WHAT IS NEEDED:
Identify each line below containing the string "matplotlib" and copy it.

DATASET CONTENT:

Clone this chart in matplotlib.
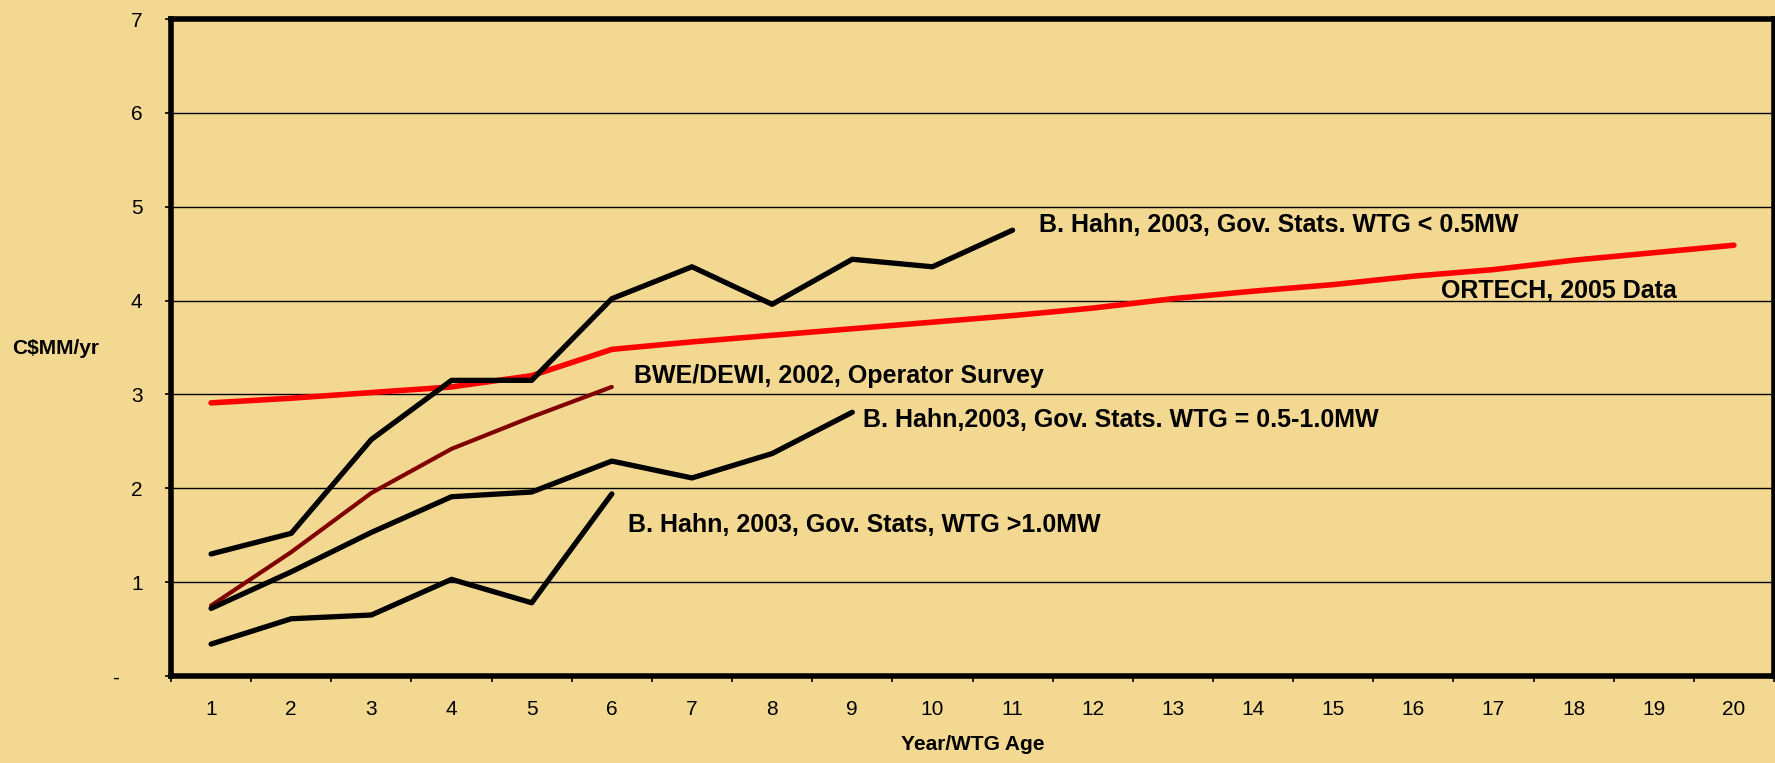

...

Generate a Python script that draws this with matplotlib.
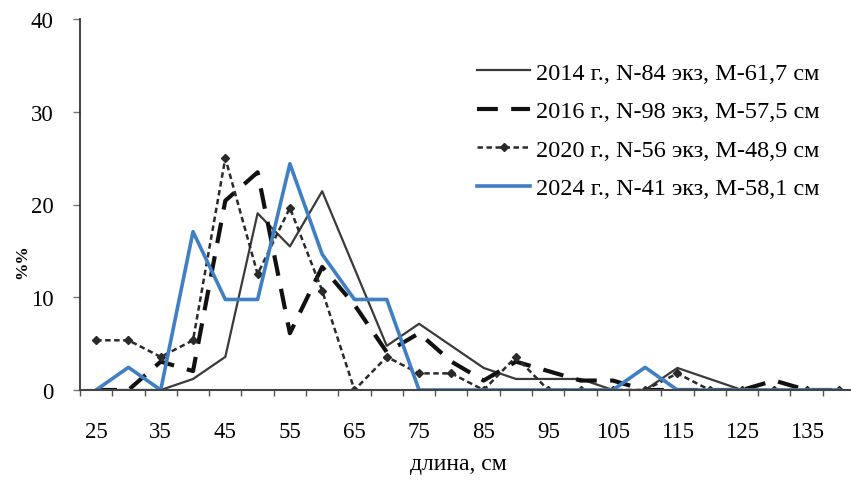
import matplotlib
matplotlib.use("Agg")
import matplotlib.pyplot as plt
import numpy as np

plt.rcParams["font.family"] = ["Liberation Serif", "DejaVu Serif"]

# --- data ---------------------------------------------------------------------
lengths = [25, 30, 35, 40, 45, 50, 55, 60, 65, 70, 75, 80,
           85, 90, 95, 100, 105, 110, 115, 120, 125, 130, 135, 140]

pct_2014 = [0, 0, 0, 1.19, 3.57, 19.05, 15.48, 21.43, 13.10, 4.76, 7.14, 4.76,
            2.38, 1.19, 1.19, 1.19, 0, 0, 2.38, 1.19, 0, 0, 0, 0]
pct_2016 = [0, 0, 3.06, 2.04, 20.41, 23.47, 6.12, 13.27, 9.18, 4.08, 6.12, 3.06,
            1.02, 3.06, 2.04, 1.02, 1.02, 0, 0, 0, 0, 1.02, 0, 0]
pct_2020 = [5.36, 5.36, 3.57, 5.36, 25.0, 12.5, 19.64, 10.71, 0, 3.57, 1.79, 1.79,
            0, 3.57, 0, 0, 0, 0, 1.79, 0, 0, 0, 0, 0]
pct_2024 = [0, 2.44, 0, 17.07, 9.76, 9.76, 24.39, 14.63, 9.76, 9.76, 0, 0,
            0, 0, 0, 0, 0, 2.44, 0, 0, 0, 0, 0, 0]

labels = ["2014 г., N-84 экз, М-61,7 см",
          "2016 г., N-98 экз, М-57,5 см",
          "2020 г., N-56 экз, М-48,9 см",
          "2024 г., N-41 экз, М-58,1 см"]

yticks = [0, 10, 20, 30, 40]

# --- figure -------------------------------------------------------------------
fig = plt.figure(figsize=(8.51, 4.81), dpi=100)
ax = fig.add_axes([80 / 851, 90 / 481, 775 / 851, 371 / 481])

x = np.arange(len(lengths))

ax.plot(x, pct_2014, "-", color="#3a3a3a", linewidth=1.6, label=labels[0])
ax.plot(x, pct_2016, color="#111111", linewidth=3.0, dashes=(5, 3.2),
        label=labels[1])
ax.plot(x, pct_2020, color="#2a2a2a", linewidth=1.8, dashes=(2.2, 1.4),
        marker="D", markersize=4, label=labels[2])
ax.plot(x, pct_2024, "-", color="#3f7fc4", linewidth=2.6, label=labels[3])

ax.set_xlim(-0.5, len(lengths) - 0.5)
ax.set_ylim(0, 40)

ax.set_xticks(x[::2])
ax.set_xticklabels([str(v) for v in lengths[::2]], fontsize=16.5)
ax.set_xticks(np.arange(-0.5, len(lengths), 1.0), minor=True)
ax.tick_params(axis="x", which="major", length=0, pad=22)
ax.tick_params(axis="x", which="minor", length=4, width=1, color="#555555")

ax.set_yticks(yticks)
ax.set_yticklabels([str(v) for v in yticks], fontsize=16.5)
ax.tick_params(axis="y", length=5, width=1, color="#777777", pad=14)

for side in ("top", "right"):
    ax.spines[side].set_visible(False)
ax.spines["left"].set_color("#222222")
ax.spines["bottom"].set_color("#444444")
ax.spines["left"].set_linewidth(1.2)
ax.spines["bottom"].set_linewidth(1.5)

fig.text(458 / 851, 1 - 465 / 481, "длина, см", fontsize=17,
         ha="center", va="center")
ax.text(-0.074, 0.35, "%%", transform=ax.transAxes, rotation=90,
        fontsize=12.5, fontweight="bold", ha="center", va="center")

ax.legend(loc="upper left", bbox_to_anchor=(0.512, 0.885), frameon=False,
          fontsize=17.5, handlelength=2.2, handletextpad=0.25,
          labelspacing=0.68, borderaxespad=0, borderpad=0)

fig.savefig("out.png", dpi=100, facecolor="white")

TASK RESULT:
Clone this chart in matplotlib.
Generate a Python script that draws this with matplotlib.
import matplotlib
matplotlib.use("Agg")
import matplotlib.pyplot as plt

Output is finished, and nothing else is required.